Poland’s modern business services (BSS) sector is undergoing its most fundamental transformation since its accession to global supply chains. The latest Hays 2026 Salary Report paints a picture of a market that is definitively breaking away from the label of ‘Europe’s back-office’. The era of simple, transactional processes based on pure cost arbitrage is giving way to an advanced technological ecology in which the primacy of expertise over labour volume is becoming the new paradigm.
Algorithmic revolution in the employment structure
Underpinning this change is the unprecedented adoption of artificial intelligence. In just twelve months, the percentage of workers in the sector using AI tools has risen from 37% to 60%. This is not just a tool evolution, but a structural upheaval. Automation is successively cannibalising simple administrative tasks, resulting in the extinction of quantitative recruitment projects. Instead of competing on the price of a man-hour, Poland is starting to bid on the quality of intellectual capital.
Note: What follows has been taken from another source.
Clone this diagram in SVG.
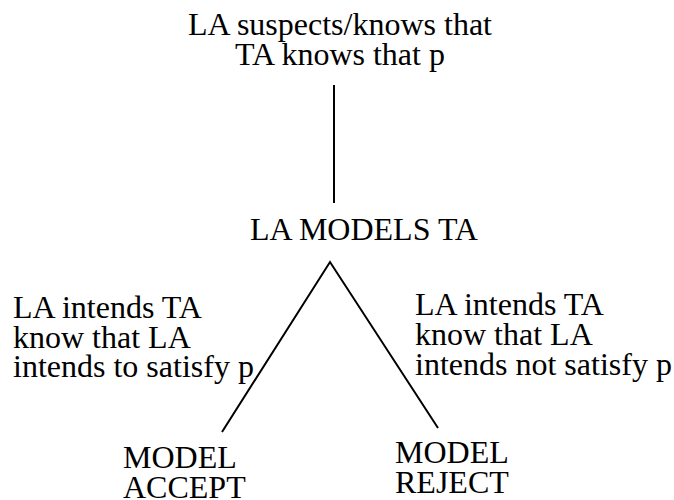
<svg xmlns="http://www.w3.org/2000/svg" width="674" height="500" viewBox="0 0 674 500">
<style>
text{font-family:"Liberation Serif","Times New Roman",serif;font-size:32px;fill:#000}
.c{stroke:#000;stroke-width:2;fill:none}
</style>
<rect width="674" height="500" fill="#fff"/>
<g id="top">
<text x="340" y="35" text-anchor="middle">LA suspects/knows that</text>
<text x="340" y="65" text-anchor="middle">TA knows that p</text>
</g>
<g id="models">
<text x="250" y="240">LA MODELS TA</text>
</g>
<g id="accept">
<text x="123" y="468">MODEL</text>
<text x="123" y="498">ACCEPT</text>
</g>
<g id="reject">
<text x="395" y="463">MODEL</text>
<text x="395" y="493">REJECT</text>
</g>
<g id="connectors">
<line class="c" x1="334" y1="85" x2="334" y2="203"/>
<polyline class="c" points="222,432 330,262 438,428"/>
<text x="13" y="318">LA intends TA</text>
<text x="13" y="348">know that LA</text>
<text x="13" y="377">intends to satisfy p</text>
<text x="415" y="315">LA intends TA</text>
<text x="415" y="345">know that LA</text>
<text x="415" y="375">intends not satisfy p</text>
</g>
</svg>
The new currency of competence: Hybrid and Expertise
Despite the ongoing transformation, the sector is not losing its growth momentum, although it is changing its vector of expansion. As many as 82% of organisations plan to actively recruit, focusing, however, on highly specialised profiles. The current needs landscape is defined by three pillars:
- Technology: the dominance of AI, machine learning (63%) and data analytics.
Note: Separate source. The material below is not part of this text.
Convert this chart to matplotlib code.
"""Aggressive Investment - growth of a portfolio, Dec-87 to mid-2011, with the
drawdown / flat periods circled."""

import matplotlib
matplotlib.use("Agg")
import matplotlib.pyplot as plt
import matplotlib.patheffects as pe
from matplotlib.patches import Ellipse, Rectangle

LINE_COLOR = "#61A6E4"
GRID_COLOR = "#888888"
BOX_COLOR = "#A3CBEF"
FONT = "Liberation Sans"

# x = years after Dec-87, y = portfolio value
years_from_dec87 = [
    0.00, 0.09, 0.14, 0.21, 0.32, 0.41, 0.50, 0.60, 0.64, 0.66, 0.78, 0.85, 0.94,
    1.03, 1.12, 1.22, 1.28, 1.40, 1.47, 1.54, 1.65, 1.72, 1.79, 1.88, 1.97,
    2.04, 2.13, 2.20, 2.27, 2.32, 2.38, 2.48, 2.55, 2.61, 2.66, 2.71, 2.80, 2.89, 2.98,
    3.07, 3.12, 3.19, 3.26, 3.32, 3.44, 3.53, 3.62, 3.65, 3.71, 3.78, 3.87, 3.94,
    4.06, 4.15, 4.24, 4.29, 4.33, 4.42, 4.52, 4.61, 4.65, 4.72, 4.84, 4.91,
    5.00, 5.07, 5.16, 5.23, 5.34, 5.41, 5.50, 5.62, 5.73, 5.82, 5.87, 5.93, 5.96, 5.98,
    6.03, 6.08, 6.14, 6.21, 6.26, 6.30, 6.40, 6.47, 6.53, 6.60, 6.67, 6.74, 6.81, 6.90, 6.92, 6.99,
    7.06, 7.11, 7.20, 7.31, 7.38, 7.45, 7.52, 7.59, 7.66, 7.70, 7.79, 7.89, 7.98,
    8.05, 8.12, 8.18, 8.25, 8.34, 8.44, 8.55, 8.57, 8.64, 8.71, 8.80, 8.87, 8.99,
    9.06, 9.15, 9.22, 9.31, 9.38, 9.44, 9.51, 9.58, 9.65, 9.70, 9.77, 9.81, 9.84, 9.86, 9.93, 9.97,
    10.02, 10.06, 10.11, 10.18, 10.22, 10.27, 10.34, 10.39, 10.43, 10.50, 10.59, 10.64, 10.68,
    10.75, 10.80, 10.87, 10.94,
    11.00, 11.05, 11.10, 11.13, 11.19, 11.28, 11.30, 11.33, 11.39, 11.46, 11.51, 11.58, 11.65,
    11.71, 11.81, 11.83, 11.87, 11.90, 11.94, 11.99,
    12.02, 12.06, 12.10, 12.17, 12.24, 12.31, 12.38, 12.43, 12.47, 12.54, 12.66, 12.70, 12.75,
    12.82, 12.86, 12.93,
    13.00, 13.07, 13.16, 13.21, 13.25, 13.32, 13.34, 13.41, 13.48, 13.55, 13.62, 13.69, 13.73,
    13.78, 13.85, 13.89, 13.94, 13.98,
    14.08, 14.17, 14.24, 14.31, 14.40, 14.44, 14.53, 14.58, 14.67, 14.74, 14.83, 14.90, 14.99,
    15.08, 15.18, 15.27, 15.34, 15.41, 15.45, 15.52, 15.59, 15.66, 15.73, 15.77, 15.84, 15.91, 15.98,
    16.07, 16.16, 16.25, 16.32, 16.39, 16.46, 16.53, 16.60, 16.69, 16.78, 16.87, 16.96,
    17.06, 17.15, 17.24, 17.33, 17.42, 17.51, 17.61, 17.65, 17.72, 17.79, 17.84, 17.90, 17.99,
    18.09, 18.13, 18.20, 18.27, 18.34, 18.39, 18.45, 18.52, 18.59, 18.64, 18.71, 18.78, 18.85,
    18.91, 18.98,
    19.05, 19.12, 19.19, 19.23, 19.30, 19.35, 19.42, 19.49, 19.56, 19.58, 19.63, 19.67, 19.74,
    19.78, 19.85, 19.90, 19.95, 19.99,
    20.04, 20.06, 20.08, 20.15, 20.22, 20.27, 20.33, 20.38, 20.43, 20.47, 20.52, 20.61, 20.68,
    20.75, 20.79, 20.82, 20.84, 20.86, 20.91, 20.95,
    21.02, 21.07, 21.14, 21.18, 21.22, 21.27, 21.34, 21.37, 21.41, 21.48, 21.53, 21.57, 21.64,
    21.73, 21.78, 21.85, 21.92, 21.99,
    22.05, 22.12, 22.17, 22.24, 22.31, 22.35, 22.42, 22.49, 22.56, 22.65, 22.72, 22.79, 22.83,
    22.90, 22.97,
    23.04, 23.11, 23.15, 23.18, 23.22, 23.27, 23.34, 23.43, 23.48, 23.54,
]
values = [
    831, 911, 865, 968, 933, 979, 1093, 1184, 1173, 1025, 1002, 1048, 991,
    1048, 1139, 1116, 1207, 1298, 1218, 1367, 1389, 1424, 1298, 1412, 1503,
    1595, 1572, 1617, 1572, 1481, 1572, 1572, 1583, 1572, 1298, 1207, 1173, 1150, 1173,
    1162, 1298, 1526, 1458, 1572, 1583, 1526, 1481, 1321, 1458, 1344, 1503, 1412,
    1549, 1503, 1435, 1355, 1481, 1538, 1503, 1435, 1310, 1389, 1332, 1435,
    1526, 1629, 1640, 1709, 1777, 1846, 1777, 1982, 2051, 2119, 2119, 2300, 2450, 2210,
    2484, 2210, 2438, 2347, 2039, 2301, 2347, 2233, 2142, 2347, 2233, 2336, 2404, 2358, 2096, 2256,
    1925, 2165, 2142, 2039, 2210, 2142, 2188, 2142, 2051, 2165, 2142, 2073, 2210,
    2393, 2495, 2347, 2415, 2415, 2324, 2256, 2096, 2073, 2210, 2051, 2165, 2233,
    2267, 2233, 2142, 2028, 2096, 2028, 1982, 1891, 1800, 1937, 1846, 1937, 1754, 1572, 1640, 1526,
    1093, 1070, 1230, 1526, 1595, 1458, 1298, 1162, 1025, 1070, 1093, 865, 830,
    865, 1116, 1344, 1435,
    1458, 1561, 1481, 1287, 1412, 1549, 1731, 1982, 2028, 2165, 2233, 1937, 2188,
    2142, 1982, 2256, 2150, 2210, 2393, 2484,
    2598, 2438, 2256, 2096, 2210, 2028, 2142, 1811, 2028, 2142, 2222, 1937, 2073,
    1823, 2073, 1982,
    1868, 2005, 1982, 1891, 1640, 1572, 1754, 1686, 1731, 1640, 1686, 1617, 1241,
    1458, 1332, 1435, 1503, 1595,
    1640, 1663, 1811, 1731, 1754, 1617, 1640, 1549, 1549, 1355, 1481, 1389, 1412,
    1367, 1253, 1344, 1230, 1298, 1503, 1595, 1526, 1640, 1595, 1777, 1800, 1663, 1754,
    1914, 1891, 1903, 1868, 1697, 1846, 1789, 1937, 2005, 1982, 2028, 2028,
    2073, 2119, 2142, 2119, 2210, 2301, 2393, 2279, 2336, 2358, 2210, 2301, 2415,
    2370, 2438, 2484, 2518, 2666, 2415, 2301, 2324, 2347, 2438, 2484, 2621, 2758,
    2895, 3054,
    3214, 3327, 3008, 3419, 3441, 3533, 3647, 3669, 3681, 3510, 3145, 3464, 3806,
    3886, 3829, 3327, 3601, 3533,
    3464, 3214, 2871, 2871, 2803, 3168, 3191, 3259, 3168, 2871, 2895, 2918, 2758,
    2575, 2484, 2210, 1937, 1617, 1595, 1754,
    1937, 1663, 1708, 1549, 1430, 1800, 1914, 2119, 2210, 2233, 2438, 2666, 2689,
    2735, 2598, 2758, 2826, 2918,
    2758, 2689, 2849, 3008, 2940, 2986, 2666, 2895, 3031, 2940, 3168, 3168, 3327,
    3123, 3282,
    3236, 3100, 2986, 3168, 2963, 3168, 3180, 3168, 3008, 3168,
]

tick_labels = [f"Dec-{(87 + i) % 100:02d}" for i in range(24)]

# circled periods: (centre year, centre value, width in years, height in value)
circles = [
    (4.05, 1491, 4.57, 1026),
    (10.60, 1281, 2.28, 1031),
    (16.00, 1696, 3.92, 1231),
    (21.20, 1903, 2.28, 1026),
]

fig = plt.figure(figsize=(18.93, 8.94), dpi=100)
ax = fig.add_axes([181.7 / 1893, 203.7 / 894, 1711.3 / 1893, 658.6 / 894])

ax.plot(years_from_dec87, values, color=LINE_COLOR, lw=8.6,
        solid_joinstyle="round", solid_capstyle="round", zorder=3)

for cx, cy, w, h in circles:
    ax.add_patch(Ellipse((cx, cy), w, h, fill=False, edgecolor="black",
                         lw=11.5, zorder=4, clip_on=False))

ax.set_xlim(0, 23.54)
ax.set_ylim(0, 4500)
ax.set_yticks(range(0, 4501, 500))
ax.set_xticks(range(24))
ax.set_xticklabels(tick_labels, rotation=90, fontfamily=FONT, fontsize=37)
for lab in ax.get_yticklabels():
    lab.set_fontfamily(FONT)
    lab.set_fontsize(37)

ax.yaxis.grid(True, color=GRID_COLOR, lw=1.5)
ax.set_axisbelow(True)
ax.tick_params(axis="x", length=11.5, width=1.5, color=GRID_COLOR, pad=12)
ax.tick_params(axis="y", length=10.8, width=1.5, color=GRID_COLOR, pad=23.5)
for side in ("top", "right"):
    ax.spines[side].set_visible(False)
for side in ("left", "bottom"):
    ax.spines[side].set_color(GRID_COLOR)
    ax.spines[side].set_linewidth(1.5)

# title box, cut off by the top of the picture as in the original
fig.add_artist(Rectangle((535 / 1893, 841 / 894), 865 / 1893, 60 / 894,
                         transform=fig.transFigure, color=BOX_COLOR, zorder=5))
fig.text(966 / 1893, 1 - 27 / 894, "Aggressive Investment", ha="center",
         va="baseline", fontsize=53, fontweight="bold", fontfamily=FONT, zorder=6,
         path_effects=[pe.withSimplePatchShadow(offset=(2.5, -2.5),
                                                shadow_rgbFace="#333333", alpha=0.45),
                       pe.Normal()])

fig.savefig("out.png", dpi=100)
- Strategy: People management and business analysis (66%).
- Adaptability: Ability to permanently re-skill and operate in a hybrid model.
Investors, who only a few years ago were locating IT support centres in Poland, are now looking here for cyber-security architects and specialised software engineers. This shift is creating a specific market tension: with an increasing number of applications, as many as 41% of companies report a critical shortage of specialist competences.
Outlook: Towards a high value-added economy
Although the process of phasing out simple processes raises natural concerns in regions heavily dependent on the traditional BPO model, in the long term it is a healing process for the Polish economy. The shift from task execution to strategic value creation positions Poland as a mature technology market.
Success in this new reality will depend on the synergy of the public and private sectors in the area of workforce retraining. Poland enters 2026 with moderate optimism, turning quantity into quality and cheap labour into a unique synergy of human intelligence and algorithms.